琉球の偉人のお墓Vol.5 西塘

琉球には歴史上に名を残す偉人が沢山います。そんな偉人達の功績とともにお墓を紹介していくシリーズ「琉球の偉人のお墓」。今回クローズアップするのは西塘(にしとう)です。

1500年尚真王の時代、琉球王府が石垣島出身のオヤケアカハチの乱を鎮めたときの総大将「大里親方」に才能を見出されたのが竹富町出身の西塘です。

島に上陸した大里親方に、島の人々が逃げ隠れする中、西塘少年だけは動ずることなく、王府にひるまず堂々とした態度で接したといいます。その非凡な才能に驚いた大里親方はまだ10代の西塘少年を首里王府へ連れて帰りました。西塘は首里王府で首里城の生活風習や言葉を学び、政治や礼儀作法を身につけ、さらには地道に石工として修行を積み、今でいう一級建築士として首里王府の土木建築家として活躍しました。

世界遺産に登録されている園比屋武御嶽(そのひゃんうたき)の石門は西塘が手がけたものです。また、城壁を敵が攻めにくい屏風積みの城壁にして、首里城を守ったともいわれ、その建築技術は誰もが認める才能だったようです。

首里王府で活躍していた西塘ですが、故郷への想いを忘れることなく、帰郷を願い入れ、八重山の統治者として竹富島へ戻りました。帰郷した西塘は、役所を建設し、その後は石垣島で政治家として手腕を発揮しましたが、故郷の竹富島を想う気持ちを尊重され、没後は竹富島で立派なお墓に葬られました。竹富島の中心にある「西塘御嶽(にしとうおん)」は西塘のお墓なのです。

地元の人は西塘の功績を讃え、西塘神様として今も大切に崇めています。

また、西塘が創建した国仲御嶽(ふぃなーおん)は、西塘が『園比屋武御嶽石門を建立することができたならば、故郷の竹富島に園比屋武の神様を勧請してお祀りする・・・』と祈願してできたもので、八重山で唯一の首里王府に関わる御嶽なのです。竹富島は今もなお御嶽信仰を受け継いでいる地域です。
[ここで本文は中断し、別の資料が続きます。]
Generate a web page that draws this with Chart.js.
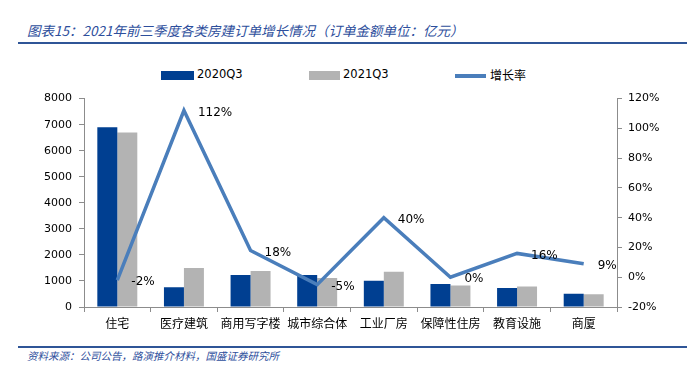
<!DOCTYPE html>
<html>
<head>
<meta charset="utf-8">
<script src="https://cdn.jsdelivr.net/npm/chart.js@4.4.0/dist/chart.umd.min.js"></script>
<style>
    body { margin: 0; background: #fff; width: 687px; height: 371px; position: relative; overflow: hidden; }
    .title { position: absolute; left: 27px; top: 20px; font: italic 13.5px "Noto Sans CJK SC", sans-serif; color: #2D4E9C; white-space: nowrap; }
    .rule { position: absolute; left: 18px; right: 0; height: 2px; background: #2F5597; }
    .source { position: absolute; left: 27px; font: italic 10.5px "Noto Sans CJK SC", sans-serif; color: #2D4E9C; white-space: nowrap; }
    .legend { position: absolute; top: 66px; font: 11.5px "DejaVu Sans", sans-serif; color: #000; }
    .legend span { position: absolute; white-space: nowrap; }
    #wrap { position: absolute; left: 0; top: 85px; width: 687px; height: 260px; }
</style>
</head>
<body>
<div class="title">图表15：2021年前三季度各类房建订单增长情况（订单金额单位：亿元）</div>
<div class="rule" style="top:42px"></div>

<div class="legend">
    <span style="left:161px;top:5px;width:33px;height:9px;background:#003F91;"></span>
    <span style="left:197px;top:1px;">2020Q3</span>
    <span style="left:309px;top:5px;width:31px;height:9px;background:#B3B3B3;"></span>
    <span style="left:343px;top:1px;">2021Q3</span>
    <span style="left:455px;top:8px;width:31px;height:4px;background:#4A7EBB;"></span>
    <span style="left:490px;top:0px;font-family:'Noto Sans CJK SC';font-size:12px;">增长率</span>
</div>

<div id="wrap"><canvas id="chart"></canvas></div>

<div class="rule" style="top:346px"></div>
<div class="source" style="top:348px">资料来源：公司公告，路演推介材料，国盛证券研究所</div>

<script>
// data
var categories = ['住宅', '医疗建筑', '商用写字楼', '城市综合体', '工业厂房', '保障性住房', '教育设施', '商厦'];
var orders2020 = [6900, 755, 1225, 1230, 1010, 880, 730, 510];
var orders2021 = [6700, 1495, 1380, 1110, 1350, 830, 790, 485];
var growth = [-2, 112, 18, -5, 40, 0, 16, 9];
var leftTicks = [0, 1000, 2000, 3000, 4000, 5000, 6000, 7000, 8000];
var rightTicks = [-20, 0, 20, 40, 60, 80, 100, 120];

var axisColor = '#8C8C8C';
var tickFont = { family: 'DejaVu Sans', size: 11 };

// draws the "%"-labels to the right of each line point
var pctLabels = {
    id: 'pctLabels',
    afterDatasetsDraw: function(chart) {
        var meta = chart.getDatasetMeta(2);
        var ctx = chart.ctx;
        ctx.save();
        ctx.font = '12px "DejaVu Sans"';
        ctx.fillStyle = '#000';
        ctx.textAlign = 'left';
        ctx.textBaseline = 'middle';
        meta.data.forEach(function(pt, i) {
            ctx.fillText(growth[i] + '%', pt.x + 14, pt.y + 2);
        });
        ctx.restore();
    }
};

new Chart(document.getElementById('chart'), {
    data: {
        labels: categories,
        datasets: [
            {
                type: 'bar', label: '2020Q3', data: orders2020, yAxisID: 'y',
                backgroundColor: '#003F91', order: 1,
                categoryPercentage: 0.6, barPercentage: 1
            },
            {
                type: 'bar', label: '2021Q3', data: orders2021, yAxisID: 'y',
                backgroundColor: '#B3B3B3', order: 1,
                categoryPercentage: 0.6, barPercentage: 1
            },
            {
                type: 'line', label: '增长率', data: growth, yAxisID: 'y1',
                borderColor: '#4A7EBB', borderWidth: 3.5, pointRadius: 0,
                tension: 0, order: 0
            }
        ]
    },
    options: {
        responsive: true,
        maintainAspectRatio: false,
        animation: false,
        layout: { padding: { top: 13, bottom: 0, left: 0, right: 0 } },
        plugins: { legend: { display: false }, tooltip: { enabled: false } },
        scales: {
            x: {
                grid: { offset: true, drawOnChartArea: false, tickLength: 5, color: axisColor },
                border: { color: axisColor },
                ticks: { color: '#000', font: { family: 'Noto Sans CJK SC', size: 12 }, maxRotation: 0, autoSkip: false, padding: 4 },
                afterFit: function(s) { s.height = 38; }
            },
            y: {
                position: 'left', min: 0, max: 8000,
                grid: { drawOnChartArea: false, tickLength: 5, color: axisColor },
                border: { color: axisColor },
                afterBuildTicks: function(s) { s.ticks = leftTicks.map(function(v) { return { value: v }; }); },
                ticks: { color: '#000', font: tickFont, padding: 7, callback: function(v) { return String(v); } },
                afterFit: function(s) { s.width = 84; }
            },
            y1: {
                position: 'right', min: -20, max: 120,
                grid: { drawOnChartArea: false, tickLength: 5, color: axisColor },
                border: { color: axisColor },
                afterBuildTicks: function(s) { s.ticks = rightTicks.map(function(v) { return { value: v }; }); },
                ticks: { color: '#000', font: tickFont, padding: 6, callback: function(v) { return v + '%'; } },
                afterFit: function(s) { s.width = 70; }
            }
        }
    },
    plugins: [pctLabels]
});
</script>
</body>
</html>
竹富島にはなんと28もの御嶽があるんですよ。その中でも国仲御嶽はもっとも格の高いパワースポットとして祭事の中心地となっていて、地元の人の心の拠り所になっています。

首里城と竹富島といえば、沖縄でも人気の観光スポットです。何気なく訪れていた場所・・・しかし、歴史的背景や関わった人物を知ることで、さらにその土地や建物のパワーを感じることができ、記憶にも残りますね。

首里城と竹富島を訪れる機会があれば、石積み大工の西塘の事を思い出してくださいね。